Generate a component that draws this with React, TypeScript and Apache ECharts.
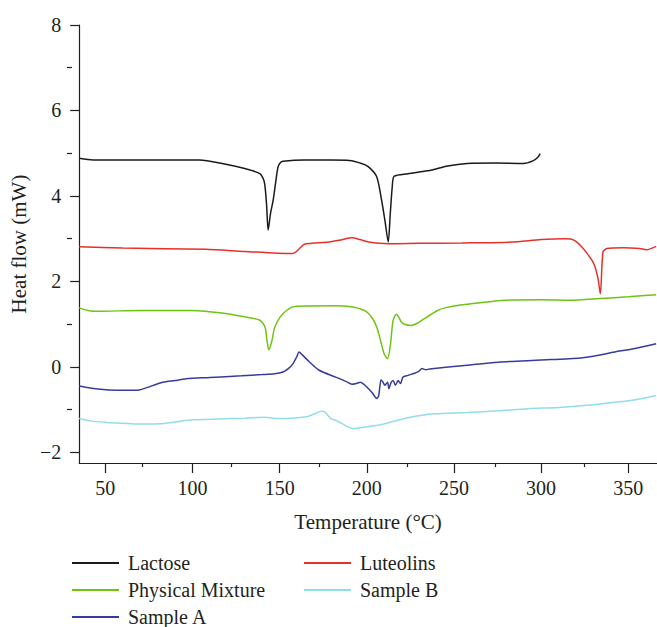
import React, { useEffect, useRef } from "react";
import * as echarts from "echarts";

const seriesNames = ["Lactose", "Luteolins", "Physical Mixture", "Sample B", "Sample A"];
const seriesColors = ["#1a1a1a", "#e8302a", "#6fc414", "#93dcea", "#363c9c"];

const lactose: [number, number][] = [
  [35, 4.88], [43, 4.84], [60, 4.84], [80, 4.84], [104, 4.84], [117, 4.76], [130, 4.64],
  [138.7, 4.52], [141.2, 4.33], [142.5, 3.8], [143.4, 3.2], [144.8, 3.6], [146.3, 3.9],
  [148, 4.4], [149.1, 4.68], [150.5, 4.78], [152, 4.81], [164, 4.84], [180, 4.84],
  [190, 4.83], [197, 4.76], [201, 4.68], [205.7, 4.45], [208.5, 3.9], [210.5, 3.4],
  [212.3, 2.92], [213.5, 3.6], [214.6, 4.21], [215.7, 4.46], [223.6, 4.52], [230, 4.56],
  [236.8, 4.6], [246.3, 4.7], [257.6, 4.76], [273.6, 4.77], [289.7, 4.76], [295.3, 4.82],
  [298, 4.9], [299.5, 4.99],
];

const luteolins: [number, number][] = [
  [35, 2.81], [60, 2.78], [107.6, 2.75], [130, 2.7], [156.7, 2.65], [159, 2.68],
  [161.4, 2.77], [164.2, 2.87], [178.3, 2.92], [185, 2.97], [191.5, 3.02], [196, 2.98],
  [201, 2.92], [212.3, 2.88], [230, 2.89], [254.7, 2.9], [283, 2.92], [300, 2.98],
  [313.2, 3.0], [317, 2.99], [319.8, 2.94], [323, 2.82], [326.5, 2.65], [330.2, 2.42],
  [332.5, 2.1], [334, 1.71], [335.5, 2.69], [337.8, 2.77], [347.2, 2.79], [356.6, 2.77],
  [360.4, 2.74], [366, 2.82],
];

const physicalMixture: [number, number][] = [
  [35, 1.38], [40, 1.32], [45.4, 1.3], [70, 1.32], [100, 1.32], [119, 1.25], [130, 1.17],
  [138.7, 1.09], [141.6, 0.93], [142.8, 0.6], [143.8, 0.4], [145.5, 0.6], [147, 0.9],
  [149.1, 1.09], [152, 1.25], [156.7, 1.39], [160, 1.42], [182.2, 1.43], [192, 1.4],
  [198, 1.33], [201, 1.25], [203.5, 1.12], [205.7, 0.93], [208, 0.6], [210, 0.3],
  [211.9, 0.19], [213.5, 0.5], [215.1, 1.09], [217, 1.23], [218.5, 1.15], [219.8, 1.05],
  [222, 0.99], [225.5, 0.97], [229, 1.02], [233.1, 1.13], [237.8, 1.25], [240.6, 1.32],
  [245, 1.38], [252.9, 1.44], [265, 1.5], [279.3, 1.56], [300, 1.57], [317, 1.56],
  [334, 1.6], [350, 1.64], [366, 1.69],
];

const sampleA: [number, number][] = [
  [35, -0.45], [42, -0.5], [52, -0.54], [62, -0.55], [68, -0.55], [72, -0.51], [83, -0.36],
  [90, -0.32], [96.3, -0.28], [110, -0.25], [128, -0.21], [140, -0.18], [147, -0.16],
  [151.9, -0.12], [155, -0.04], [157.6, 0.07], [160, 0.25], [161.1, 0.35], [163, 0.28],
  [167, 0.12], [172.7, -0.08], [182.2, -0.24], [188, -0.34], [191.5, -0.41], [194, -0.39],
  [196.3, -0.36], [198, -0.4], [200, -0.47], [203, -0.6], [205.7, -0.74], [206.8, -0.68],
  [208.2, -0.3], [209.3, -0.36], [210.4, -0.43], [211.9, -0.36], [212.7, -0.51],
  [213.8, -0.38], [215.1, -0.32], [216.4, -0.43], [218, -0.32], [219.3, -0.39],
  [220.8, -0.24], [223.6, -0.2], [227.4, -0.15], [230, -0.1], [231.6, -0.04], [234, -0.07],
  [236, -0.05], [257.6, 0.04], [275.5, 0.11], [300, 0.16], [322.7, 0.21], [330, 0.25],
  [345, 0.37], [351.6, 0.41], [366, 0.54],
];

const sampleB: [number, number][] = [
  [35, -1.21], [42, -1.27], [51, -1.3], [60, -1.32], [69.9, -1.34], [81.2, -1.33],
  [90, -1.29], [100, -1.24], [115, -1.22], [130, -1.2], [141.6, -1.18], [149.1, -1.21],
  [157, -1.2], [166.1, -1.16], [171, -1.08], [174, -1.04], [176, -1.06], [179.3, -1.21],
  [182, -1.25], [185.9, -1.33], [189, -1.4], [192.5, -1.45], [195, -1.43], [199.1, -1.41],
  [208.5, -1.35], [215, -1.28], [223.6, -1.19], [238.7, -1.1], [257.6, -1.07], [275, -1.03],
  [292.5, -0.98], [310, -0.95], [326.5, -0.9], [340, -0.84], [349.1, -0.8], [358, -0.74],
  [366, -0.67],
];

const seriesData = [lactose, luteolins, physicalMixture, sampleB, sampleA];

const xMajorTicks = [50, 100, 150, 200, 250, 300, 350];
const xMinorTicks = [75, 125, 175, 225, 275, 325];
const yMajorTicks = [-2, 0, 2, 4, 6, 8];
const yMinorTicks = [-1, 1, 3, 5, 7];

const legendLeftColumn = ["Lactose", "Physical Mixture", "Sample A"];
const legendRightColumn = ["Luteolins", "Sample B"];

const FONT = "'Liberation Serif', 'DejaVu Serif', serif";
const INK = "#231f20";

export default function App() {
  const ref = useRef<HTMLDivElement>(null);
  useEffect(() => {
    if (!ref.current) return;
    const chart = echarts.init(ref.current, undefined, { renderer: "svg" });
    const gridRect = { left: 72, top: 25, width: 585, height: 438 };
    const fmt = (v: number) => (v < 0 ? "\u2212" + Math.abs(v) : String(v));
    const legendCommon = {
      orient: "vertical" as const,
      top: 553,
      height: 100,
      padding: 0,
      itemGap: 7,
      itemWidth: 47,
      itemHeight: 2,
      icon: "rect",
      selectedMode: false,
      textStyle: { fontFamily: FONT, fontSize: 20, lineHeight: 20, color: INK, padding: [0, 0, 0, 4] },
    };
    chart.setOption({
      animation: false,
      backgroundColor: "#ffffff",
      textStyle: { fontFamily: FONT },
      grid: [
        { ...gridRect, containLabel: false },
        { ...gridRect, containLabel: false },
      ],
      legend: [
        { ...legendCommon, left: 72, data: legendLeftColumn },
        { ...legendCommon, left: 304, data: legendRightColumn },
      ],
      xAxis: [
        {
          type: "value",
          gridIndex: 0,
          min: 35,
          max: 366.5,
          name: "Temperature (\u00b0C)",
          nameLocation: "middle",
          nameGap: 48,
          nameTextStyle: { fontFamily: FONT, fontSize: 21, color: INK },
          axisLine: { show: true, onZero: false, lineStyle: { color: INK, width: 1.2 } },
          axisTick: { show: true, inside: false, length: 10, customValues: xMajorTicks, lineStyle: { color: INK, width: 1.2 } },
          axisLabel: { customValues: xMajorTicks, margin: 15, fontFamily: FONT, fontSize: 20, color: INK, formatter: fmt },
          splitLine: { show: false },
        },
        {
          type: "value",
          gridIndex: 1,
          min: 35,
          max: 366.5,
          axisLine: { show: false, onZero: false },
          axisTick: { show: true, inside: false, length: 4, customValues: xMinorTicks, lineStyle: { color: INK, width: 1.2 } },
          axisLabel: { show: false },
          splitLine: { show: false },
        },
      ],
      yAxis: [
        {
          type: "value",
          gridIndex: 0,
          min: -2.25,
          max: 8,
          name: "Heat flow (mW)",
          nameLocation: "middle",
          nameGap: 38,
          nameRotate: 90,
          nameTextStyle: { fontFamily: FONT, fontSize: 21, color: INK },
          axisLine: { show: true, onZero: false, lineStyle: { color: INK, width: 1.2 } },
          axisTick: { show: true, inside: false, length: 9, customValues: yMajorTicks, lineStyle: { color: INK, width: 1.2 } },
          axisLabel: { customValues: yMajorTicks, margin: 18, fontFamily: FONT, fontSize: 20, color: INK, formatter: fmt },
          splitLine: { show: false },
        },
        {
          type: "value",
          gridIndex: 1,
          min: -2.25,
          max: 8,
          axisLine: { show: false, onZero: false },
          axisTick: { show: true, inside: false, length: 5, customValues: yMinorTicks, lineStyle: { color: INK, width: 1.2 } },
          axisLabel: { show: false },
          splitLine: { show: false },
        },
      ],
      series: seriesNames.map((name, i) => ({
        name,
        type: "line",
        xAxisIndex: 0,
        yAxisIndex: 0,
        data: seriesData[i],
        showSymbol: false,
        symbol: "none",
        smooth: 0.25,
        clip: true,
        color: seriesColors[i],
        lineStyle: { color: seriesColors[i], width: 1.5 },
        itemStyle: { color: seriesColors[i] },
      })),
    });
    return () => chart.dispose();
  }, []);
  return <div ref={ref} style={{ position: "fixed", left: 0, top: 0, width: 657, height: 627 }} />;
}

• Task instructions
Pick out the lines containing the word "React" and show them.

• Final answer
Generate a component that draws this with React, TypeScript and Apache ECharts.
import React, { useEffect, useRef } from "react";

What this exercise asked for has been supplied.